The pursuit of optimal trade-offs in high-dimensional search spaces under stringent computational constraints poses a fundamental challenge for contemporary multi-objective optimization. We develop NeuroPareto, a cohesive architecture that integrates rank-centric filtering, uncertainty disentanglement, and history-conditioned acquisition strategies to navigate complex objective landscapes. A calibrated Bayesian classifier estimates epistemic uncertainty across non-domination tiers, enabling rapid generation of high-quality candidates with minimal evaluation cost. Deep Gaussian Process surrogates further separate predictive uncertainty into reducible and irreducible components, providing refined predictive means and risk-aware signals for downstream selection. A lightweight acquisition network, trained online from historical hypervolume improvements, guides expensive evaluations toward regions balancing convergence and diversity. With hierarchical screening and amortized surrogate updates, the method maintains accuracy while keeping computational overhead low. Experiments on DTLZ and ZDT suites and a subsurface energy extraction task show that NeuroPareto consistently outperforms classifier-enhanced and surrogate-assisted baselines in Pareto proximity and hypervolume.

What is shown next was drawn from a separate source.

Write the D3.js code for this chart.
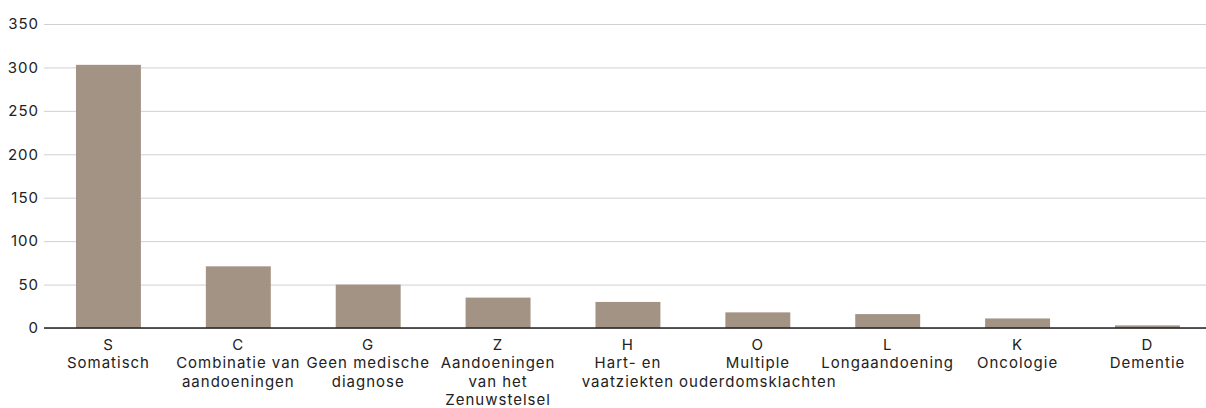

翻译：在严格的计算约束下，于高维搜索空间中寻求最优权衡，是当代多目标优化面临的一项根本性挑战。我们提出了NeuroPareto，一种集成了基于排序的过滤、不确定性解耦和基于历史信息的获取策略的连贯架构，用以探索复杂的目标空间。一个经过校准的贝叶斯分类器估计跨非支配层级的知识不确定性，从而能够以最小的评估成本快速生成高质量候选解。深度高斯过程代理模型进一步将预测不确定性分解为可约和不可约分量，为下游选择提供精细化的预测均值及风险感知信号。一个轻量级的获取网络，通过在线学习历史超体积改进信息，引导代价高昂的评估过程趋向于平衡收敛性与多样性的区域。通过分层筛选和摊销式代理模型更新，该方法在保持精度的同时维持较低的计算开销。在DTLZ和ZDT测试集以及一项地下能源开采任务上的实验表明，NeuroPareto在帕累托逼近度和超体积指标上持续优于分类器增强型和代理模型辅助的基线方法。